Frequently Asked Questions

Do the platforms corrode, and thus cause pollution or prove unstable?

Offshore oil and gas platforms are made of steel, which over time corrodes into iron oxide (rust). However, the rate of corrosion in the ocean is low and most experts believe that oil platforms will last upwards of two to three hundred years without maintenance before collapsing.

In Louisiana, where R2R has been implemented for over 20 years, the Department of Wildlife and Fisheries has commented that "the use of obsolete oil and gas platforms in Louisiana has proven to be highly successful. Their large numbers, design, longevity and stability have provided a number of advantages."

How will implementing R2R affect commercial fishing?

In testimony before the California State Lands Commission, a representative of one of California's trawlers associations claimed that trawlers do not want reefs of any kind, and instead prefer a "clean ocean bottom" to reduce the risk of snagged nets and damaged gear. With proper navigational aids installed around the reef, trawlers should be able to avoid the externality of equipment damage by maintaining a safe distance from the reef. 

What is the establishment and maintenance costs for R2R?

The one-time cost to establish operational guidelines for evaluating and accepting rigs into the program and for maintaining them once converted to reefs, is estimated to be $250,000. This cost is carried by the oil companies. 

As for ongoing maintenance and operations for R2R, Louisiana spends approximately $250,000 annually to monitor and maintain the 111 converted platforms remaining off its coast. It is important to note that there are less than 30 platforms off the coast of California, so the annual maintenance is estimated to be $68,000.

How do R2R structures function as fish habitat?

After 30 years of observing and monitoring the marine ecosystems on oil platforms, research has suggested that these structures have evolved into economically and ecologically valuable ecosystems. For example, juvenile rockfish, several species of which are currently recognized as being over-fished in the state of California, have been found to live in higher densities at several of the platforms as compared to nearby natural reefs. “In some locations, platforms may provide much or all of the adult fishes of some heavily-fished species and thus contribute disproportionately to those species larval production.” 

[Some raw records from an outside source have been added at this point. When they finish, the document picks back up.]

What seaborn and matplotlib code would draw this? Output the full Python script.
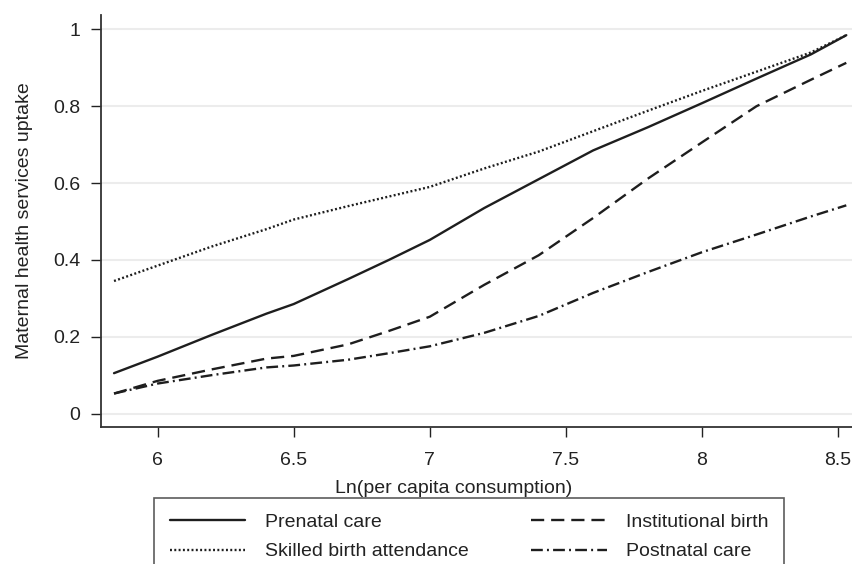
import pandas as pd
import matplotlib
matplotlib.use("Agg")
import matplotlib.pyplot as plt
import seaborn as sns

# values
ln_consumption = [5.84, 6.0, 6.2, 6.4, 6.5, 6.7, 6.85, 7.0, 7.2, 7.4, 7.6, 7.8, 8.0, 8.2, 8.4, 8.53]
prenatal = [0.105, 0.148, 0.205, 0.26, 0.285, 0.35, 0.40, 0.452, 0.535, 0.61, 0.685, 0.745, 0.808, 0.872, 0.935, 0.985]
skilled = [0.345, 0.385, 0.435, 0.48, 0.505, 0.54, 0.565, 0.59, 0.638, 0.682, 0.735, 0.788, 0.84, 0.89, 0.94, 0.985]
institutional = [0.052, 0.085, 0.115, 0.143, 0.15, 0.18, 0.215, 0.252, 0.335, 0.412, 0.509, 0.611, 0.706, 0.80, 0.869, 0.913]
postnatal = [0.052, 0.078, 0.10, 0.12, 0.125, 0.14, 0.157, 0.175, 0.21, 0.254, 0.314, 0.368, 0.42, 0.466, 0.513, 0.542]

x_ticks = [6, 6.5, 7, 7.5, 8, 8.5]
x_tick_labels = ["6", "6.5", "7", "7.5", "8", "8.5"]
y_ticks = [0, 0.2, 0.4, 0.6, 0.8, 1.0]
y_tick_labels = ["0", "0.2", "0.4", "0.6", "0.8", "1"]

# legend fills column by column, so this order gives the reference layout
series = [
    ("Prenatal care", prenatal, "-"),
    ("Skilled birth attendance", skilled, (0, (1.4, 1.7))),
    ("Institutional birth", institutional, (0, (9.5, 5))),
    ("Postnatal care", postnatal, (0, (8.5, 3, 1.4, 3))),
]

sns.set_theme(style="white")
plt.rcParams["font.family"] = ["Liberation Sans", "DejaVu Sans"]
plt.rcParams["lines.scale_dashes"] = False

fig = plt.figure(figsize=(8.52, 5.64), dpi=100)
ax = fig.add_axes([0.1185, 0.243, 0.8815, 0.73])

ink = "#1e1e1e"
for name, vals, ls in series:
    df = pd.DataFrame({"x": ln_consumption, "y": vals})
    sns.lineplot(data=df, x="x", y="y", ax=ax, color=ink, linewidth=1.7,
                 linestyle=ls, label=name, legend=False)

ax.set_xlim(5.792, 8.551)
ax.set_ylim(-0.035, 1.037)
ax.set_xticks(x_ticks)
ax.set_xticklabels(x_tick_labels)
ax.set_yticks(y_ticks)
ax.set_yticklabels(y_tick_labels)
ax.tick_params(axis="both", labelsize=14, colors="#222222", length=7, width=1,
               direction="out", pad=8)
ax.tick_params(axis="x", bottom=True, pad=11)
ax.tick_params(axis="y", left=True)
ax.yaxis.grid(True, color="#ececec", linewidth=1.5)
ax.xaxis.grid(False)
ax.set_axisbelow(True)

for side in ["top", "right"]:
    ax.spines[side].set_visible(False)
for side in ["left", "bottom"]:
    ax.spines[side].set_color("#333333")
    ax.spines[side].set_linewidth(1.3)

ax.set_xlabel("Ln(per capita consumption)", fontsize=14, color="#222222", labelpad=10)
ax.xaxis.set_label_coords(0.469, -0.13)
ax.set_ylabel("Maternal health services uptake", fontsize=14, color="#222222", labelpad=14)

handles, labels = ax.get_legend_handles_labels()
leg = fig.legend(handles, labels, ncol=2, loc="upper left",
                 bbox_to_anchor=(0.1808, 1 - 498 / 564, 0.7395, 0),
                 mode="expand", fontsize=14, frameon=True, fancybox=False,
                 handlelength=3.9, handletextpad=1.0, borderpad=0.8,
                 labelspacing=0.6, borderaxespad=0)
leg.get_frame().set_edgecolor("#333333")
leg.get_frame().set_linewidth(1.2)
for t in leg.get_texts():
    t.set_color("#222222")

fig.savefig("out.png", dpi=100)
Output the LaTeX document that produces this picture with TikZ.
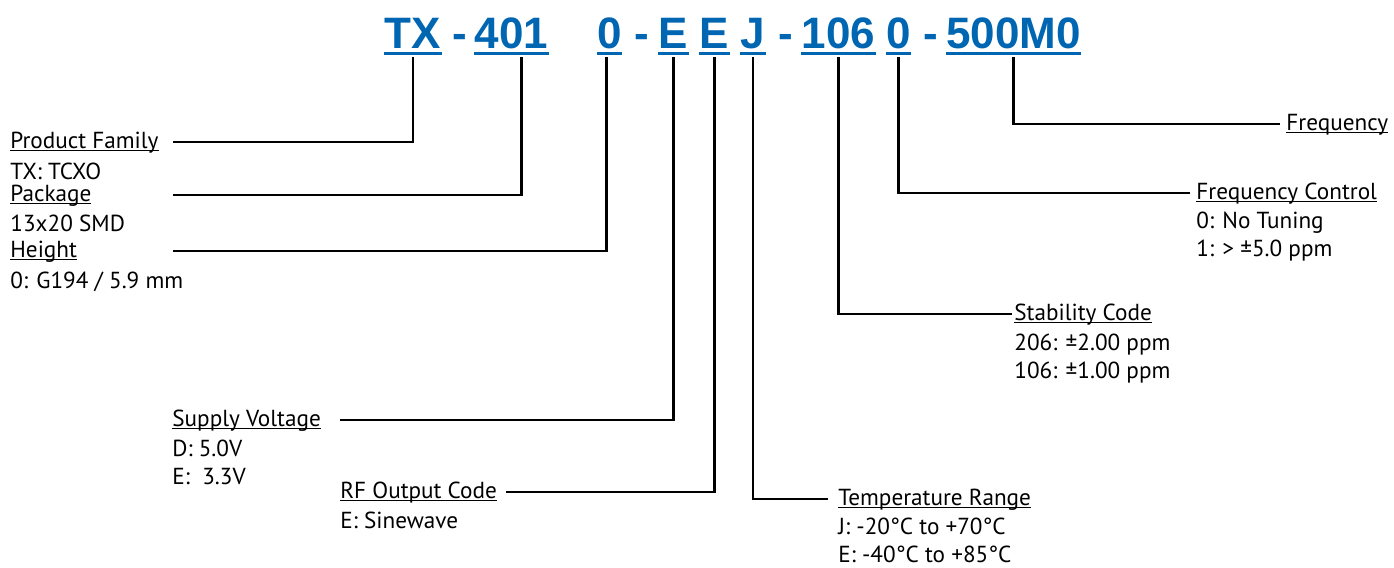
\documentclass[tikz,border=0pt]{standalone}
\usepackage{fontspec}
\setmainfont{PT Sans}
\newfontfamily\codefont{Liberation Sans}
\usetikzlibrary{calc}
\definecolor{codeblue}{RGB}{0,102,178}
\newcommand\ulabel[1]{\setbox0\hbox{#1}\rlap{\rule[-1.7pt]{\wd0}{0.55pt}}\box0}
\tikzset{
  code/.style={font=\codefont\bfseries\fontsize{22}{26}\selectfont, text=codeblue, inner sep=0pt, anchor=base},
  uline/.style={codeblue, line width=1.5pt},
  lbl/.style={font=\fontsize{11.6}{14}\selectfont, inner sep=0pt, anchor=base west},
  vals/.style={font=\fontsize{11.6}{14}\selectfont, inner sep=0pt, anchor=north west, align=left},
  conn/.style={line width=1.2pt},
}
\begin{document}
\begin{tikzpicture}[x=0.5pt,y=-0.5pt]
  \useasboundingbox (0,0) rectangle (1394,568);
  % Part number
  \node[code] (tx)   at (413,48)    {TX};
  \node[code] (d1)   at (459.5,48)  {-};
  \node[code] (c401) at (511.5,48)  {401};
  \node[code] (c0)   at (609.5,48)  {0};
  \node[code] (d2)   at (641.5,48)  {-};
  \node[code] (cE1)  at (673.5,48)  {E};
  \node[code] (cE2)  at (714.5,48)  {E};
  \node[code] (cJ)   at (753,48)    {J};
  \node[code] (d3)   at (785.5,48)  {-};
  \node[code] (c106) at (838.5,48)  {106};
  \node[code] (c0b)  at (898.5,48)  {0};
  \node[code] (d4)   at (931,48)    {-};
  \node[code] (c500) at (1013.5,48) {500M0};
  \foreach \c in {tx,c401,c0,cE1,cE2,cJ,c106,c0b,c500}
    \draw[uline] ([yshift=-2.5pt]\c.base west) -- ([yshift=-2.5pt]\c.base east);
  % Left labels
  \node[lbl]  (pfam)  at (10,148)  {\ulabel{Product Family}};
  \node[vals] (pfamv) at (10,163)  {TX: TCXO};
  \node[lbl]  (pkg)   at (10,201)  {\ulabel{Package}};
  \node[vals] (pkgv)  at (10,215)  {13x20 SMD};
  \node[lbl]  (hgt)   at (10,257)  {\ulabel{Height}};
  \node[vals] (hgtv)  at (10,272)  {0: G194 / 5.9 mm};
  \node[lbl]  (volt)  at (172,426) {\ulabel{Supply Voltage}};
  \node[vals] (voltv) at (172,440) {D: 5.0V\\E:\ \ 3.3V};
  \node[lbl]  (rfout) at (340,498) {\ulabel{RF Output Code}};
  \node[vals] (rfoutv) at (340,512) {E: Sinewave};
  % Right labels
  \node[lbl]  (temp)  at (838,505)  {\ulabel{Temperature Range}};
  \node[vals] (tempv) at (838,518)  {J: -20°C to +70°C\\E: -40°C to +85°C};
  \node[lbl]  (stab)  at (1014,320) {\ulabel{Stability Code}};
  \node[vals] (stabv) at (1014,334) {206: ±2.00 ppm\\106: ±1.00 ppm};
  \node[lbl]  (fctl)  at (1196,199) {\ulabel{Frequency Control}};
  \node[vals] (fctlv) at (1196,212) {0: No Tuning\\1: > ±5.0 ppm};
  \node[lbl]  (freq)  at (1286,130) {\ulabel{Frequency}};
  % Connectors
  \coordinate (lft) at ([xshift=7pt]pfam.east);
  \draw[conn] ([yshift=-4.5pt]tx.base) |- ($(pfam.base -| lft)+(0,3pt)$);
  \draw[conn] ([xshift=5pt,yshift=-4.5pt]c401.base) |- ($(pkg.base -| lft)+(0,3pt)$);
  \draw[conn] ([xshift=-1.5pt,yshift=-4.5pt]c0.base) |- ($(hgt.base -| lft)+(0,3pt)$);
  \draw[conn] ([yshift=-4.5pt]cE1.base) |- ([xshift=9.5pt,yshift=3pt]volt.base east);
  \draw[conn] ([yshift=-4.5pt]cE2.base) |- ([xshift=4.5pt,yshift=3pt]rfout.base east);
  \draw[conn] ([yshift=-4.5pt]cJ.base) |- ([xshift=-5pt,yshift=3pt]temp.base west);
  \draw[conn] ([yshift=-4.5pt]c106.base) |- ([xshift=-1pt,yshift=3pt]stab.base west);
  \draw[conn] ([yshift=-4.5pt]c0b.base) |- ([xshift=-3pt,yshift=3pt]fctl.base west);
  \draw[conn] ([yshift=-4.5pt]c500.base) |- ([xshift=-3pt,yshift=3pt]freq.base west);
\end{tikzpicture}
\end{document}
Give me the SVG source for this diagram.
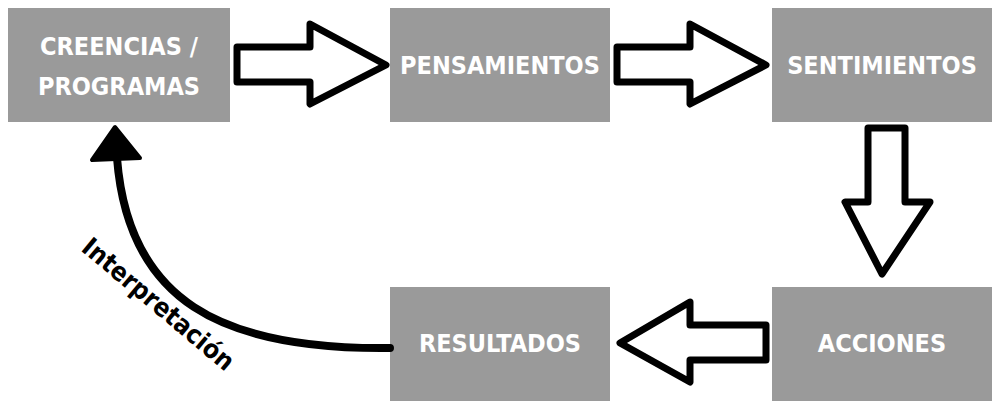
<svg xmlns="http://www.w3.org/2000/svg" width="1000" height="414" viewBox="0 0 1000 414">
<style>
.box{fill:#9a9a9a}
.t{fill:#fff;font-family:"DejaVu Sans",sans-serif;font-stretch:condensed;font-weight:bold;font-size:25px;text-anchor:middle}
.ar{fill:#fff;stroke:#000;stroke-width:7;stroke-linejoin:round}
</style>
<rect width="1000" height="414" fill="#fff"/>
<g id="creencias"><rect class="box" x="8" y="8" width="222" height="114"/><text class="t" x="119" y="55">CREENCIAS /</text><text class="t" x="119" y="95">PROGRAMAS</text></g>
<g id="pensamientos"><rect class="box" x="390" y="8" width="220" height="114"/><text class="t" x="500" y="74">PENSAMIENTOS</text></g>
<g id="sentimientos"><rect class="box" x="772" y="8" width="220" height="114"/><text class="t" x="882" y="74">SENTIMIENTOS</text></g>
<g id="resultados"><rect class="box" x="390" y="287" width="220" height="114"/><text class="t" x="500" y="352">RESULTADOS</text></g>
<g id="acciones"><rect class="box" x="772" y="287" width="220" height="114"/><text class="t" x="882" y="352">ACCIONES</text></g>
<g id="connectors">
<polygon class="ar" points="237,47 310,47 310,24 386,65 310,104 310,82 237,82"/>
<polygon class="ar" points="617,47 690,47 690,24 766,65 690,104 690,82 617,82"/>
<polygon class="ar" points="868,128 905,128 905,202 930,202 882,274 845,202 868,202"/>
<polygon class="ar" points="766,325 690,325 690,302 620,343 690,382 690,360 766,360"/>
<path d="M390,348 C220,350 128,300 117,158" fill="none" stroke="#000" stroke-width="8" stroke-linecap="round"/>
<polygon points="115,127 92,160 140,158" fill="#000" stroke="#000" stroke-width="4" stroke-linejoin="round"/>
<text x="0" y="0" transform="translate(80,250) rotate(40)" style="font-family:'DejaVu Sans',sans-serif;font-stretch:condensed;font-weight:bold;font-size:26px;fill:#000">Interpretación</text>
</g>
</svg>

Researchers suggest three reasons for the finding: first, platforms physically occupy more of the water-column than most natural outcrops; second, because there are fewer large fish in the mid-water habitat where the platforms are located, predation is likely lower; and third, the offshore location and extreme height of the platforms “provide great delivery rates of planktonic food for young fishes.” 

Essentially, the mere existence of oil platform structures could contribute to an increase in California’s rockfish populations and have the potential to make significant economic contributions to the commercial fishing industry as well.